In a 2010 decision from a state appeals court in California, the judges ruled that it was reasonable for an officer to make a traffic stop based on an air freshener, noting that the officer believed it was obstructing the driver’s view because it was “swinging back and forth.” The defendant was arrested after the officer learned he was wanted and armed, and later discovered a pistol in the car; the appeals court rejected the defendant’s challenge to the initial stop.

These cases have forced judges to engage in detailed analysis about the nuances of air freshener design and shape.

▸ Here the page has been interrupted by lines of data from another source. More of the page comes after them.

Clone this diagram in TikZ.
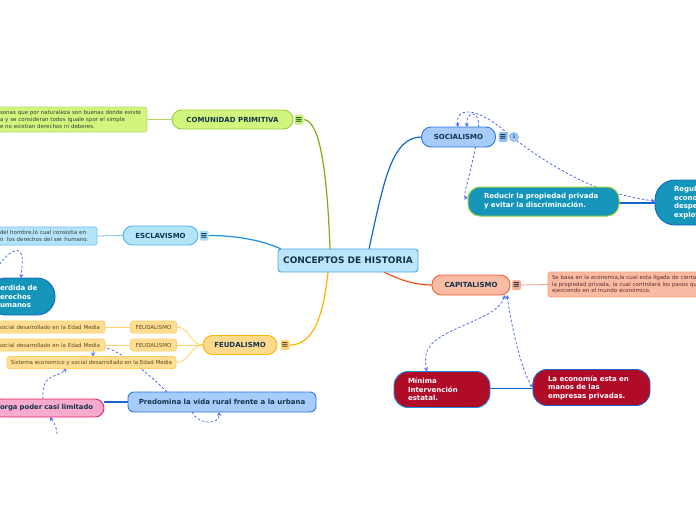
\documentclass[tikz,border=0pt]{standalone}
\usepackage{fontspec}
\setmainfont{DejaVu Sans}
\usetikzlibrary{arrows.meta,calc}
\pgfdeclarelayer{bg}
\pgfsetlayers{bg,main}
\definecolor{ink}{HTML}{12344D}
\definecolor{gfill}{HTML}{D2F57E}
\definecolor{gline}{HTML}{9CCB3B}
\definecolor{gconn}{HTML}{7DB00E}
\definecolor{bfill}{HTML}{B3E4FA}
\definecolor{bline}{HTML}{4FB3E8}
\definecolor{bconn}{HTML}{1A8FE0}
\definecolor{ofill}{HTML}{FFD98C}
\definecolor{oline}{HTML}{FFB300}
\definecolor{osfill}{HTML}{FFDD93}
\definecolor{osline}{HTML}{FFCF66}
\definecolor{otext}{HTML}{5B4A1F}
\definecolor{sfill}{HTML}{A7CBFA}
\definecolor{sline}{HTML}{2A78DE}
\definecolor{sconn}{HTML}{1565C8}
\definecolor{cfill}{HTML}{F9BBA3}
\definecolor{cline}{HTML}{F0602E}
\definecolor{cconn}{HTML}{F4511E}
\definecolor{cdet}{HTML}{F6A080}
\definecolor{teal}{HTML}{1595BA}
\definecolor{crim}{HTML}{B00C28}
\definecolor{pfill}{HTML}{F8AACF}
\definecolor{pline}{HTML}{E8216E}
\definecolor{dsh}{HTML}{4C6EF2}
\definecolor{ctrfill}{HTML}{BCE5FA}
\definecolor{ctrline}{HTML}{4AA5DF}
\definecolor{dtext}{HTML}{3A3A3A}
\begin{document}
\begin{tikzpicture}[x=1pt,y=-1pt,
  base/.style={draw, line width=0.9pt, inner xsep=0pt, inner ysep=0pt, outer sep=0pt},
  topic/.style={base, rounded corners=9.5pt, minimum height=19pt, text=ink,
    font=\fontsize{7}{8}\selectfont\bfseries},
  detail/.style={base, line width=0.7pt, rounded corners=2.5pt, align=left,
    font=\fontsize{5.5}{6.6}\selectfont},
  bignode/.style={base, align=left, text=white, font=\fontsize{7}{8.5}\selectfont\bfseries},
  icon/.style={draw=none, rounded corners=1.5pt, minimum width=9pt, minimum height=10pt, inner sep=0pt,
    font=\fontsize{8.5}{8.5}\selectfont\bfseries},
  conn/.style={line width=1.2pt},
  thin/.style={line width=0.8pt},
  dashedlink/.style={dsh, line width=0.8pt, dash pattern=on 2.5pt off 2pt,
    {Stealth[length=4pt,width=4pt]}-{Stealth[length=4pt,width=4pt]}},
  dashedto/.style={dsh, line width=0.8pt, dash pattern=on 2.5pt off 2pt,
    -{Stealth[length=4pt,width=4pt]}}
]
\useasboundingbox (0,0) rectangle (696,520);
\clip (0,0) rectangle (696,520);

% central
\node[base, rounded corners=3pt, fill=ctrfill, draw=ctrline, minimum width=140pt,
  minimum height=23pt, text=ink, font=\fontsize{9}{10}\selectfont\bfseries]
  (ctr) at (348,260.5) {CONCEPTOS DE HISTORIA};

% comunidad primitiva
\node[topic, fill=gfill, draw=gline, minimum width=121pt] (com) at (232.5,119.5) {COMUNIDAD PRIMITIVA};
\node[icon, fill=gfill!85!gline, text=ink!60!green!70!black] (comi) at (299,119.5) {≡};
\node[detail, fill=gfill, draw=gline!70, inner xsep=4pt, text width=143pt,
  minimum width=151pt, minimum height=25pt, text=dtext] (comd) at (71.5,119.5)
  {sonas que por naturaleza son buenas donde existe\\a y se consideran todos iguale spor el simple\\e no existian derechos ni deberes.};

% esclavismo
\node[topic, fill=bfill, draw=bline, minimum width=75pt] (esc) at (160.5,235.5) {ESCLAVISMO};
\node[icon, fill=bfill!85!bline, text=ink] (esci) at (204,235.5) {≡};
\node[detail, fill=bfill, draw=bline!80, inner xsep=4pt, text width=93pt,
  minimum width=101pt, minimum height=18pt, text=dtext] (escd) at (46.5,236)
  {del hombre,lo cual consistia en\\n~ los derechos del ser humano.};

% perdida de derechos humanos
\node[bignode, fill=teal, draw=sconn, rounded corners=18pt, inner xsep=12pt,
  text width=43pt, minimum width=67pt, minimum height=37pt,
  font=\fontsize{7}{8.3}\selectfont\bfseries] (pd) at (21.5,296.5)
  {erdida de\\erechos\\umanos};

% feudalismo
\node[topic, fill=ofill, draw=oline, minimum width=74pt] (feu) at (240,345) {FEUDALISMO};
\node[icon, fill=ofill!85!oline, text=otext] (feui) at (285,345) {≡};
\node[detail, fill=osfill, draw=osline, align=center, minimum width=46pt,
  minimum height=12pt, text=otext] (f1) at (153.5,327) {FEUDALISMO};
\node[detail, fill=osfill, draw=osline, align=center, minimum width=46pt,
  minimum height=12pt, text=otext] (f2) at (153.5,345) {FEUDALISMO};
\node[detail, fill=osfill, draw=osline, align=center, minimum width=169pt,
  minimum height=12pt, text=otext] (f3) at (91.5,362.5)
  {Sistema economico y social desarrollado en la Edad Media};
\node[detail, fill=osfill, draw=osline, inner xsep=3pt, text width=103pt,
  minimum width=109pt, minimum height=12pt, text=otext] (f1d) at (50.5,327)
  {social desarrollado en la Edad Media};
\node[detail, fill=osfill, draw=osline, inner xsep=3pt, text width=103pt,
  minimum width=109pt, minimum height=12pt, text=otext] (f2d) at (50.5,345)
  {social desarrollado en la Edad Media};

% predomina / pink
\node[base, rounded corners=6pt, fill=sfill, draw=sline, minimum width=188pt,
  minimum height=20pt, text=ink, font=\fontsize{7}{8}\selectfont\bfseries]
  (pred) at (222,402) {Predomina la vida rural frente a la urbana};
\node[base, rounded corners=9pt, fill=pfill, draw=pline, inner xsep=8pt,
  text width=96pt, minimum width=112pt, minimum height=18pt, align=left, text=ink,
  font=\fontsize{6.8}{8}\selectfont\bfseries] (pink) at (48,408)
  {orga poder casi limitado};

% socialismo
\node[topic, fill=sfill, draw=sline, minimum width=74pt, minimum height=20pt] (soc) at (458.5,137) {SOCIALISMO};
\node[icon, fill=sfill!85!sline, text=ink] (soci) at (503,137) {≡};
\node[circle, fill=sfill, draw=sline!60, line width=0.6pt, minimum size=9pt,
  inner sep=0pt, text=sline!80!black, font=\fontsize{5}{5}\selectfont\bfseries] (badge) at (514,137) {1};
\node[bignode, fill=teal, draw=gline, line width=1pt, rounded corners=12pt,
  inner xsep=16pt, text width=119pt, minimum width=151pt, minimum height=29pt,
  font=\fontsize{7}{9}\selectfont\bfseries] (red) at (543.5,201.5)
  {Reducir la propiedad privada\\y evitar la discriminación.};
\node[bignode, fill=teal, draw=sconn, rounded corners=20pt, inner xsep=19pt,
  text width=62pt, minimum width=100pt, minimum height=45pt,
  font=\fontsize{7}{8.7}\selectfont\bfseries] (reg) at (705,202.5)
  {Regul\\econo\\despe\\explot};

% capitalismo
\node[topic, fill=cfill, draw=cline, minimum width=78pt, minimum height=20pt] (cap) at (471,285) {CAPITALISMO};
\node[icon, fill=cfill!85!cline, text=ink] (capi) at (516.5,285) {≡};
\node[detail, fill=cfill, draw=cdet, inner xsep=4pt, text width=194pt,
  minimum width=202pt, minimum height=25pt, text=dtext!80!red] (capd) at (649,284.5)
  {Se basa en la economía,la cual esta ligada de cierta\\la propiedad privada, la cual controlará los pasos qu\\ejerciendo en el mundo económico.};
\node[bignode, fill=crim, draw=bconn, rounded corners=14pt, inner xsep=14pt,
  text width=68pt, minimum width=96pt, minimum height=36pt] (min) at (442,389.5)
  {Mínima\\Intervención\\estatal.};
\node[bignode, fill=crim, draw=sconn, rounded corners=14pt, inner xsep=15pt,
  text width=87pt, minimum width=117pt, minimum height=36pt] (eco) at (591.5,387.5)
  {La economía esta en\\manos de las\\empresas privadas.};

\coordinate (pls) at (-3,268);
\coordinate (d4s) at (57,434);

\begin{pgfonlayer}{bg}
  % main branches
  \draw[conn, gconn] ([xshift=-18pt]ctr.north) .. controls (327,170) and (320,121) .. (comi.east);
  \draw[conn, bconn] ([xshift=3pt]ctr.north west) .. controls (262,240) and (235,235.5) .. (esci.east);
  \draw[conn, oline] ([xshift=-20pt]ctr.south) .. controls (323,320) and (312,345) .. (feui.east);
  \draw[conn, sconn] ([xshift=21pt]ctr.north) .. controls (384,180) and (392,137) .. (soc.west);
  \draw[conn, cconn] ([xshift=36pt]ctr.south) .. controls (400,280) and (415,285) .. (cap.west);
  % details
  \draw[thin, gline!80] (comd.east) -- (com.west);
  \draw[thin, bline!80] (escd.east) -- (esc.west);
  \draw[thin, cdet] (capi.east) -- (capd.west);
  \draw[thin, osline] (feu.west) .. controls (190,345) and (190,327) .. (f1.east);
  \draw[thin, osline] (feu.west) -- (f2.east);
  \draw[thin, osline] (feu.west) .. controls (190,345) and (190,362.5) .. (f3.east);
  \draw[thin, osline] (f1.west) -- (f1d.east);
  \draw[thin, osline] (f2.west) -- (f2d.east);
  % solid links
  \draw[conn, sconn] ([yshift=-1.5pt]red.east) -- ([yshift=-1.5pt]red.east -| reg.west);
  \draw[conn, sconn] (pred.west) -- (pred.west -| pink.east);
  \draw[conn, sconn] ([yshift=1pt]min.east) -- ([yshift=1pt]min.east -| eco.west);
  % dashed links
  \draw[dashedto] (pls) .. controls (6,254) and (15,249) .. (19,251) .. controls (24,254) and (22,266) .. ([xshift=-0.5pt]pd.north);
  \draw[dashedto] ([xshift=-55pt]pred.north) .. controls (130,355) and (93,335) .. ([xshift=1.5pt]f3.north);
  \draw[dashedto] ([xshift=-5pt]pink.north) .. controls (41,372) and (58,378) .. ([xshift=-25pt]f3.south);
  \draw[dashedto] ([xshift=-30pt]pred.south) .. controls (198,425) and (220,425) .. ([xshift=-3pt]pred.south);
  \draw[dashedto] (d4s) .. controls (56,426) .. ([xshift=2pt]pink.south);
  \draw[dashedto] ([xshift=17pt]soc.south) .. controls (469,180) and (462,198) .. ([yshift=4pt]red.west);
  \draw[dashedto] ([xshift=20pt]soc.north) .. controls (480,110) and (466,110) .. ([xshift=8.5pt]soc.north);
  \draw[dashedlink] ([xshift=-0.5pt]soc.north) .. controls (455,104) and (482,110) .. (507,133)
     .. controls (540,160) and (585,186) .. (615,193) .. controls (630,197) and (645,200) .. ([yshift=1.5pt]reg.west);
  \draw[dashedlink] ([xshift=34pt]cap.south) .. controls (497,322) and (430,328) .. (426,355)
     .. controls (425,363) and (426,368) .. ([xshift=-15pt]min.north);
  \draw[dashedlink] ([xshift=36pt]cap.south) .. controls (512,330) and (522,372) .. (eco.west);
\end{pgfonlayer}
\end{tikzpicture}
\end{document}
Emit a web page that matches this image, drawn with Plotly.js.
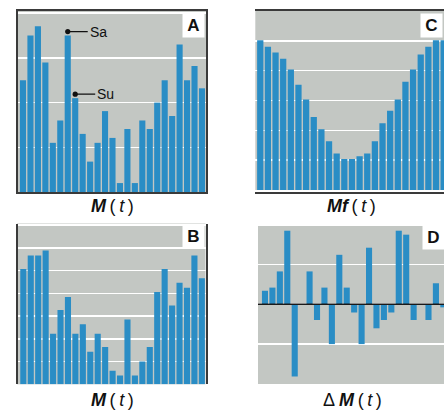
<!DOCTYPE html>
<html>
<head>
<meta charset="utf-8">
<script src="https://cdn.plot.ly/plotly-3.0.1.min.js"></script>
<style>
html,body{margin:0;padding:0;overflow:hidden;background:#fff;}
#chart{width:450px;height:411px;}
</style>
</head>
<body>
<div id="chart"></div>
<script>
// Panel A: M(t)
const valuesA = [2.50, 3.50, 3.71, 2.90, 1.10, 1.60, 3.50, 2.10, 1.30, 0.68, 1.10, 1.81, 1.21, 0.20, 1.41, 0.20, 1.60, 1.41, 2.00, 2.50, 1.70, 3.30, 2.50, 2.82, 2.32];
// Panel B: M(t)
const valuesB = [5.07, 5.66, 5.66, 5.88, 2.22, 3.27, 3.84, 2.22, 2.64, 1.43, 2.22, 1.64, 0.60, 0.39, 2.85, 0.39, 1.00, 1.64, 4.06, 5.07, 3.46, 4.46, 4.25, 5.66, 4.66];
// Panel C: Mf(t)
const valuesC = [5.02, 4.80, 4.61, 4.40, 4.04, 3.53, 3.03, 2.45, 2.04, 1.63, 1.22, 1.04, 1.04, 1.13, 1.22, 1.63, 2.24, 2.66, 3.03, 3.63, 4.04, 4.54, 4.80, 5.02, 5.02];
// Panel D: ΔM(t)
const valuesD = [0.34, 0.42, 0.83, 1.86, -1.83, 0, 0.83, -0.40, 0.42, -1.01, 1.25, 0.42, -0.21, -1.01, 1.43, -0.61, -0.40, -0.21, 1.86, 1.76, -0.40, 0, -0.40, 0.53, -0.08];

const panelLetters = ['A', 'C', 'B', 'D'];
const TS = '\u2009';
const panelTitles = [
  '<b><i>M</i></b>' + TS + '(' + TS + '<i>t</i>' + TS + ')',
  '<b><i>Mf</i></b>' + TS + '(' + TS + '<i>t</i>' + TS + ')',
  '<b><i>M</i></b>' + TS + '(' + TS + '<i>t</i>' + TS + ')',
  'Δ <b><i>M</i></b>' + TS + '(' + TS + '<i>t</i>' + TS + ')'
];
const markerLabels = ['Sa', 'Su'];
const markerIndex = [6, 7];

const W = 450, H = 411;
const BAR = '#2a8dc5';
const FRAME = '#3a3a3a';
const idx = arr => arr.map((_, i) => i);

const trace = (vals, n) => ({
  type: 'bar', x: idx(vals), y: vals,
  xaxis: 'x' + (n === 1 ? '' : n), yaxis: 'y' + (n === 1 ? '' : n),
  marker: {color: BAR, line: {width: 0}}, hoverinfo: 'none', showlegend: false
});

const data = [trace(valuesA, 1), trace(valuesC, 2), trace(valuesB, 3), trace(valuesD, 4)];

function px(x0, x1) { return [x0 / W, x1 / W]; }
function py(top, bot) { return [(H - bot) / H, (H - top) / H]; }

const xa = (dom, rng) => ({domain: dom, range: rng, showgrid: false, zeroline: false, showticklabels: false, ticks: '',
  showline: true, mirror: true, linecolor: FRAME, linewidth: 2, layer: 'above traces', fixedrange: true});
const ya = (dom, rng, dt) => ({domain: dom, range: rng, dtick: dt, tick0: 0, showgrid: true, gridcolor: '#ffffff', gridwidth: 1.6,
  zeroline: false, showticklabels: false, ticks: '',
  showline: true, mirror: true, linecolor: FRAME, linewidth: 2, layer: 'above traces', fixedrange: true});

const layout = {
  width: W, height: H,
  margin: {l: 0, r: 0, t: 0, b: 0},
  paper_bgcolor: '#ffffff',
  plot_bgcolor: '#c3c7c3',
  bargap: 0.18,
  font: {family: 'Liberation Sans, Arial, sans-serif', color: '#111'},
  xaxis:  xa(px(18, 206), [-0.67, 24.54]),
  yaxis:  ya(py(11, 192), [0, 4.05], 1),
  xaxis2: xa(px(255.3, 449), [-0.65, 24.7]),
  yaxis2: ya(py(11, 190), [0, 6.0], 1),
  xaxis3: xa(px(17, 205.5), [-0.85, 24.49]),
  yaxis3: ya(py(223.5, 384.3), [0, 7.07], 1),
  xaxis4: xa(px(258, 449), [-0.94, 24.76]),
  yaxis4: ya(py(224, 384), [-2.02, 2.03], 1),
  shapes: [
    {type: 'line', xref: 'x4 domain', yref: 'y4', x0: 0, x1: 1, y0: 0, y1: 0, line: {color: '#1a1a1a', width: 1.6}, layer: 'above'}
  ],
  annotations: []
};

// panel letter boxes
const boxPos = [[193, 25], [431.5, 25], [193, 237], [433, 238]];
panelLetters.forEach((L, i) => {
  layout.annotations.push({
    text: '<b>' + L + '</b>', xref: 'paper', yref: 'paper',
    x: boxPos[i][0] / W, y: 1 - boxPos[i][1] / H, xanchor: 'center', yanchor: 'middle',
    showarrow: false, bgcolor: '#ffffff', width: 21, height: 23, borderpad: 0,
    font: {size: 17, color: '#111', family: 'Liberation Sans, Arial, sans-serif'}
  });
});

// panel titles below
const titleX = [112, 351, 112, 352];
panelTitles.forEach((T, i) => {
  const top = i < 2;
  layout.annotations.push({
    text: T, xref: 'paper', yref: 'paper',
    x: titleX[i] / W, y: top ? 1 - 206 / H : 0, xanchor: 'center', yanchor: top ? 'middle' : 'bottom',
    borderpad: 0,
    showarrow: false, font: {size: 18, color: '#111', family: 'Liberation Sans, Arial, sans-serif'}
  });
});

// Sa / Su callouts
markerLabels.forEach((lab, i) => {
  const k = markerIndex[i];
  layout.annotations.push({
    text: lab, xref: 'x', yref: 'y', x: k, y: valuesA[k], yshift: 4,
    showarrow: true, arrowhead: 6, arrowside: 'end', arrowsize: 1, arrowwidth: 1.3, arrowcolor: '#111',
    ax: 20, ay: 0, xanchor: 'left', yanchor: 'middle', borderpad: 1,
    font: {size: 14, color: '#111', family: 'Liberation Sans Narrow, Arial Narrow, Liberation Sans, sans-serif'}
  });
});

Plotly.newPlot('chart', data, layout, {staticPlot: true, displayModeBar: false});
</script>
</body>
</html>
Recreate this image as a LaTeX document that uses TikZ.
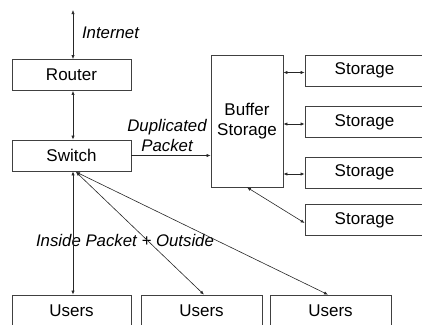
\documentclass[tikz,border=0pt]{standalone}
\usepackage{fontspec}
\setmainfont{Liberation Sans}
\usetikzlibrary{arrows.meta}
\begin{document}
\begin{tikzpicture}[x=1pt,y=-1pt,
  box/.style={draw=black!75,line width=0.7pt,minimum height=31pt,inner sep=0pt,font=\fontsize{17}{19.5}\selectfont},
  link/.style={draw=black!85,line width=0.6pt,{Latex[length=4pt,width=3.2pt]}-{Latex[length=4pt,width=3.2pt]}},
  lbl/.style={font=\fontsize{16.8}{20}\selectfont\itshape,align=center,inner sep=0pt}]
\useasboundingbox (0,0) rectangle (422,324);
\clip (0,0) rectangle (422,324);
% left column
\node[box,minimum width=119pt] (router) at (71.5,75) {Router};
\node[box,minimum width=119pt] (switch) at (71.5,155.5) {Switch};
% buffer and storage units
\node[box,minimum width=72pt,minimum height=132pt,align=center] (buffer) at (247,121) {Buffer\\Storage};
\node[box,minimum width=119pt] (s1) at (364.5,70.5) {Storage};
\node[box,minimum width=119pt] (s2) at (364.5,122) {Storage};
\node[box,minimum width=119pt] (s3) at (364.5,172.5) {Storage};
\node[box,minimum width=119pt] (s4) at (364.5,220) {Storage};
% users
\node[box,minimum width=119pt] (u1) at (71.5,310.5) {Users};
\node[box,minimum width=121pt] (u2) at (201.5,310.5) {Users};
\node[box,minimum width=121pt] (u3) at (330.5,310.5) {Users};
% labels
\node[lbl] (inet) at (110.5,33) {Internet};
\node[lbl] (dup) at (167,135) {Duplicated\\Packet};
\node[lbl] (inside) at (125,240) {Inside Packet + Outside};
% connectors
\coordinate (top) at (73,10);
\coordinate (swb) at (76,172);
\draw[link] (top) -- (top |- router.north);
\draw[link] (top |- router.south) -- (top |- switch.north);
\draw[draw=black!85,line width=0.6pt,-{Latex[length=4pt,width=3.2pt]}] (switch.east) -- (buffer.west |- switch.east);
\draw[link] ([yshift=-2pt]buffer.east |- s1.west) -- ([yshift=-2pt]s1.west);
\draw[link] ([yshift=-2pt]buffer.east |- s2.west) -- ([yshift=-2pt]s2.west);
\draw[link] ([yshift=-1.5pt]buffer.east |- s3.west) -- ([yshift=-1.5pt]s3.west);
\draw[link] (buffer.south) -- ([yshift=-3pt]s4.west);
\draw[link] (top |- switch.south) -- (top |- u1.north);
\draw[link] (swb) -- ([xshift=2.5pt]u2.north);
\draw[link] (swb) -- ([xshift=-2.5pt]u3.north);
\end{tikzpicture}
\end{document}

In a 2008 decision from an Illinois state appeals court, the judges considered an air freshener that looked like a “life-size pair of plastic cherries, red and green in color.” Based on a photograph of the air freshener, and the fact that the officer only had a “fleeting view” in the dark before making the stop, the court held that the officer’s belief that the air freshener obstructed the driver’s view was “not justifiable.” The appeals court agreed with the trial judge that drug evidence found in the car should be tossed out.

A Florida state appeals court in 2005 granted a motion to suppress drug evidence after sheriff’s deputies stopped a car that had two air fresheners shaped like “miniature evergreen trees” hanging from the rearview mirror. One of the deputies testified at a hearing that he’d stopped hundreds of drivers for “similar violations,” according to the court’s summary of the case. The court ruled that the dangling air fresheners didn’t violate state law, which only prohibited people from driving a car with something actually attached to the windshield.

The 7th Circuit concluded its decision on Wednesday in Jackson and Freeman’s case by noting that it wasn’t the case that every object hanging from a rearview mirror would automatically violate Chicago’s driver obstruction law. But the judges found the officer acted reasonably with respect to the “tree-shaped” air freshener measuring “approximately 4.7 inches by 2.75 inches” that was hanging in Jackson’s car.

UPDATE

This story has been updated with more details about the timeline of George Floyd's death in police custody.